Search code examples
node.jsbrowserspeech-to-textazure-cognitive-services

Stream audio to Azure speech api by node.js on browser


I'm making a demo of speech to text using Azure speech api on browser by node.js. According to API document here, it does specify that it need .wav or .ogg files. But the example down there does a api call through sending byte data to api.

So I've already get my data from microphone in byte array form. Is it the right path to convert it to byte and send it to api? Or is it better for me to save it as a .wav file then send to the api?

So below is my code.

This is stream from microphone part.


navigator.mediaDevices.getUserMedia({ audio: true })
    .then(stream => { handlerFunction(stream) })
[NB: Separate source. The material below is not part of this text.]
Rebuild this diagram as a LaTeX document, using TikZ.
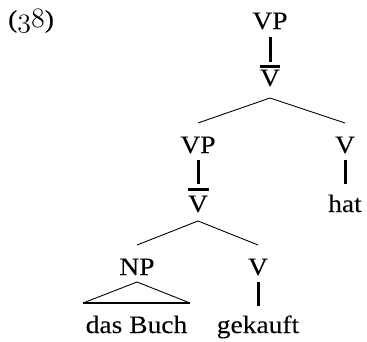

function handlerFunction(stream) {
    rec = new MediaRecorder(stream);
    rec.ondataavailable = e => {
        audioChunks.push(e.data);
        if (rec.state == "inactive") {
            let blob = new Blob(audioChunks, { type: 'audio/wav; codec=audio/pcm; samplerate=16000' });
            recordedAudio.src = URL.createObjectURL(blob);
            recordedAudio.controls = true;
            recordedAudio.autoplay = true;
            console.log(blob);
            let fileReader = new FileReader();
            var arrayBuffer = new Uint8Array(1024);
            var reader = new FileReader();
            reader.readAsArrayBuffer(blob);
            reader.onloadend = function () {
                var byteArray = new Uint8Array(reader.result);
                console.log("reader result" + reader.result)
                etTimeout(() => getText(byteArray), 1000);
            }
        }
    }
}

This is api call part


function getText(audio, callback) {
    console.log("in function audio " + audio);
    console.log("how many byte?: " + audio.byteLength)
    const sendTime = Date.now();
    fetch('https://westus.stt.speech.microsoft.com/speech/recognition/conversation/cognitiveservices/v1?language=en-US', {
        method: "POST",
        headers: {
            'Accept': 'application/json',
            'Ocp-Apim-Subscription-Key': YOUR_API_KEY,
            // 'Transfer-Encoding': 'chunked',
            // 'Expect': '100-continue',
            'Content-type': 'audio/wav; codec=audio/pcm; samplerate=16000'
        },
        body: audio
    })
        .then(function (r) {
            return r.json();
        })
        .then(function (response) {
            if (sendTime < time) {
                return
            }
            time = sendTime
            //callback(response)
        }).catch(e => {
            console.log("Error", e)
        })
}

It returns with 400 (Bad Request) and says :

{Message: "Unsupported audio format"}


Solution

  • Reason:

    Note you're not creating a MediaRecorder with a audio/wav mimeType by

    new Blob(audioChunks,{type:'audio/wav; codec=audio/pcm; samplerate=16000'})
    

    This statement is only a description for blob. I test my Chrome(v71) with isTypeSupported:

    MediaRecorder.isTypeSupported("audio/wav")  // return false
    MediaRecorder.isTypeSupported("audio/ogg")  // return false
    MediaRecorder.isTypeSupported("audio/webm") // return true
    

    It seems that the MediaRecorder will only record the audio in audio/webm. Also, when I run the following code on Chrome , the default rec.mimeType is audio/webm;codecs=opus

    rec = new MediaRecorder(stream);
    

    According to the Audio formats Requiremnts, the audio/webm is not supported yet.

    Approach:

    Before calling getText() we need convert the webm to wav firstly. There're quite a lot of libraries that can help us do that. I just copy Jam3's script before your code to convert webm to wav :

        // add Jam3's script between Line 2 and Line 94 or import that module as you like
    
        // create a audioContext that helps us decode the webm audio
        var audioCtx = new (window.AudioContext || window.webkitAudioContext)();
    
        rec = new MediaRecorder(stream,{
            mimeType : 'audio/webm',
            codecs : "opus",
        });
    
        // ...
    
        rec.ondataavailable = e => {
            audioChunks.push(e.data);
            if (rec.state == "inactive") {
                var blob = new Blob(audioChunks, { 'type': 'audio/webm; codecs=opus' });
                var arrayBuffer;
                var fileReader = new FileReader();
                fileReader.onload = function(event) {
                    arrayBuffer = event.target.result;
                };
                fileReader.readAsArrayBuffer(blob);
                fileReader.onloadend=function(d){
                    audioCtx.decodeAudioData(
                        fileReader.result,
                        function(buffer) {
                            var wav = audioBufferToWav(buffer);
                            setTimeout(() => getText(wav), 1000);
                        },
                        function(e){ console.log( e); }
                    );
                };
            }
        }
    

    And it works fine for me :

    enter image description here


    As a side note, I suggest you should use your backend to invoke the speech-to-text services. Never invoke azure stt service in a browser. That's because exposing your subscription key to front end is really dangerous. Anyone could inspect the network and steal your key.